Gauranga potatoes are an old school Ekadasi favorite, which I often make for Ekadasi dinner. Kurma Dasa’s cookbook “Great Vegetarian Dishes” has a fabulous recipe for Gauranga Potatoes that is a favorite at our house. Serve these potatoes with salad and some tomato soup for a great meal.
Another Ekadasi favorite is quinoa. Quinoa is a grain substitute but is not actually a grain. You could substitute quinoa in a meal for rice and have, for example, quinoa and subji on Ekadasi. You could bake some potatoes and serve them with sautéed broccoli and cheese or whatever other toppings you enjoy. Paneer is also a wonderful ingredient for Ekadasi cooking and can be filling. Steamed vegetables are quick, easy and healthy (just make sure you aren’t using beans) and a large salad with a generous sprinkling of nuts and seeds is a good lunch option.
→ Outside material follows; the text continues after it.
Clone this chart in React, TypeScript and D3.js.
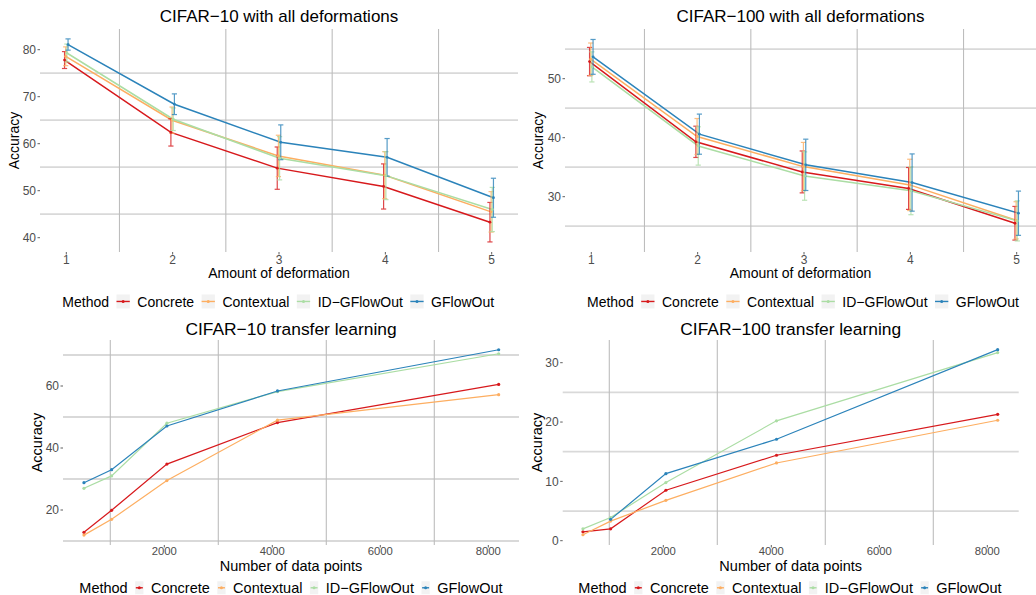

As far as Ekadasi desserts go, my husband made me a fabulous Ekadasi cheesecake for my birthday this year, which just happened to fall on Ekadasi. He made a nut crust with buckwheat which was actually quite delicious. Simply Wonderfuls are Ekadasi friendly cookies and thought by some to be “simply wonderful.” Many devotees also make coconut cookies by adding desiccated coconut to condensed milk with some milk powder and baking until golden on a greased cookie sheet. My mata sometimes makes honey and tahini dessert balls which are both delicious and nutritious.
As you can see, there is no reason to feel limited on Ekadasi as there is a wide variety of foods that can be cooked, offered and eaten on Ekadasi. While Ekadasi may seem like a bit of an inconvenience to some it is actually quite nice to take a break from grains periodically and it is good to sacrifice a little for Krishna.